- _Task description_
Scan the following material for the string "with" and copy each line in which it appears.

--

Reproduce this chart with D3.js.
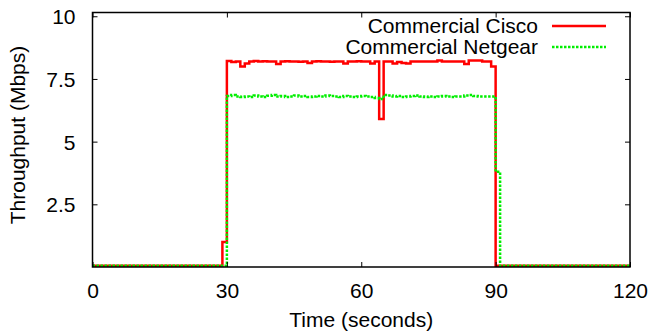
<!DOCTYPE html>
<html>
<head>
<meta charset="utf-8">
<script src="https://cdn.jsdelivr.net/npm/d3@7"></script>
<style>
  html, body { margin: 0; padding: 0; background: #fff; }
  svg { display: block; }
  text { font-family: "Liberation Sans", Arial, sans-serif; fill: #000; }
</style>
</head>
<body>
<svg id="chart" width="650" height="335"></svg>
<script>
// ---- data ----
const seriesNames = ["Commercial Cisco", "Commercial Netgear"];
const time = d3.range(0, 121); // seconds, 1 s samples
const cisco = [
  0.05,0.05,0.05,0.05,0.05,0.05,0.05,0.05,0.05,0.05,
  0.05,0.05,0.05,0.05,0.05,0.05,0.05,0.05,0.05,0.05,
  0.05,0.05,0.05,0.05,0.05,0.05,0.05,0.05,0.05,1.0,
  8.22,8.18,8.2,8.0,8.12,8.2,8.22,8.2,8.21,8.2,
  8.2,8.1,8.2,8.21,8.2,8.2,8.19,8.2,8.14,8.2,
  8.21,8.2,8.2,8.19,8.2,8.2,8.12,8.2,8.2,8.21,
  8.2,8.2,8.12,8.2,5.9,8.2,8.2,8.12,8.18,8.14,
  8.12,8.2,8.2,8.2,8.2,8.2,8.2,8.24,8.2,8.2,
  8.2,8.2,8.2,8.1,8.24,8.24,8.24,8.2,8.2,8.0,
  0.05,0.05,0.05,0.05,0.05,0.05,0.05,0.05,0.05,0.05,
  0.05,0.05,0.05,0.05,0.05,0.05,0.05,0.05,0.05,0.05,
  0.05,0.05,0.05,0.05,0.05,0.05,0.05,0.05,0.05,0.05,
  0.05
];
const netgear = [
  0.05,0.05,0.05,0.05,0.05,0.05,0.05,0.05,0.05,0.05,
  0.05,0.05,0.05,0.05,0.05,0.05,0.05,0.05,0.05,0.05,
  0.05,0.05,0.05,0.05,0.05,0.05,0.05,0.05,0.05,0.05,
  6.82,6.86,6.8,6.78,6.8,6.78,6.84,6.8,6.78,6.83,
  6.86,6.8,6.82,6.78,6.8,6.84,6.8,6.82,6.78,6.8,
  6.82,6.8,6.84,6.82,6.8,6.78,6.82,6.8,6.78,6.8,
  6.82,6.8,6.78,6.74,6.7,6.86,6.84,6.8,6.82,6.78,
  6.8,6.82,6.84,6.8,6.78,6.8,6.78,6.8,6.82,6.8,
  6.78,6.8,6.8,6.84,6.86,6.82,6.8,6.8,6.8,6.8,
  3.8,0.05,0.05,0.05,0.05,0.05,0.05,0.05,0.05,0.05,
  0.05,0.05,0.05,0.05,0.05,0.05,0.05,0.05,0.05,0.05,
  0.05,0.05,0.05,0.05,0.05,0.05,0.05,0.05,0.05,0.05,
  0.05
];
const xTicks = [0, 30, 60, 90, 120];
const yTicks = [2.5, 5, 7.5, 10];
const yTickLabels = ["2.5", "5", "7.5", "10"];
const xTitle = "Time (seconds)";
const yTitle = "Throughput (Mbps)";

// ---- layout ----
const L = 92.5, R = 630, T = 12.5, B = 267;
const FS = 21;
const svg = d3.select("#chart");
const x = d3.scaleLinear().domain([0, 120]).range([L, R]);
const y = d3.scaleLinear().domain([0, 10.15]).range([B, T]);

svg.append("defs").append("clipPath").attr("id", "clip")
  .append("rect").attr("x", L).attr("y", T).attr("width", R - L).attr("height", B - T);

// series
const colors = ["#ff0000", "#00ee00"];
const dashes = [null, "2.5,1.5"];
const seriesData = [cisco, netgear];
const line = d3.line().curve(d3.curveStepAfter)
  .x(d => x(d[0])).y(d => y(d[1]));
seriesData.forEach((vals, i) => {
  svg.append("path")
    .attr("clip-path", "url(#clip)")
    .attr("d", line(time.map((t, k) => [t, vals[k]])))
    .attr("fill", "none")
    .attr("stroke", colors[i])
    .attr("stroke-width", 2.5)
    .attr("stroke-dasharray", dashes[i]);
});

// axes (gnuplot-style inward ticks with mirror)
const tl = 5;
const axB = svg.append("g").attr("transform", `translate(0,${B})`)
  .call(d3.axisBottom(x).tickValues(xTicks).tickSizeInner(-tl).tickSizeOuter(0).tickPadding(16));
const axT = svg.append("g").attr("transform", `translate(0,${T})`)
  .call(d3.axisTop(x).tickValues(xTicks).tickSizeInner(-tl).tickSizeOuter(0).tickFormat(""));
const axL = svg.append("g").attr("transform", `translate(${L},0)`)
  .call(d3.axisLeft(y).tickValues(yTicks).tickSizeInner(-tl).tickSizeOuter(0).tickPadding(17)
    .tickFormat((d, i) => yTickLabels[i]));
const axR = svg.append("g").attr("transform", `translate(${R},0)`)
  .call(d3.axisRight(y).tickValues(yTicks).tickSizeInner(-tl).tickSizeOuter(0).tickFormat(""));
[axB, axT, axL, axR].forEach(g => {
  g.select(".domain").remove();
  g.selectAll("line").attr("stroke", "#000").attr("stroke-width", 1);
  g.selectAll("text").attr("font-size", FS)
    .attr("font-family", "'Liberation Sans', Arial, sans-serif").attr("fill", "#000");
});
axL.selectAll("text").attr("dy", "0.36em");

// border
svg.append("rect").attr("x", L).attr("y", T).attr("width", R - L).attr("height", B - T)
  .attr("fill", "none").attr("stroke", "#000").attr("stroke-width", 1.5);

// titles
svg.append("text").attr("x", (L + R) / 2).attr("y", 327).attr("text-anchor", "middle")
  .attr("font-size", FS).text(xTitle);
svg.append("text").attr("transform", `translate(25,${135}) rotate(-90)`)
  .attr("text-anchor", "middle").attr("font-size", FS).text(yTitle);

// legend
const legY = [26, 47];
seriesNames.forEach((name, i) => {
  svg.append("text").attr("x", 538).attr("y", legY[i]).attr("dy", "0.35em")
    .attr("text-anchor", "end").attr("font-size", FS).text(name);
  svg.append("line").attr("x1", 552).attr("x2", 606).attr("y1", legY[i]).attr("y2", legY[i])
    .attr("stroke", colors[i]).attr("stroke-width", 2.5).attr("stroke-dasharray", dashes[i]);
});
</script>
</body>
</html>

--

- _Task output_
Reproduce this chart with D3.js.
// axes (gnuplot-style inward ticks with mirror)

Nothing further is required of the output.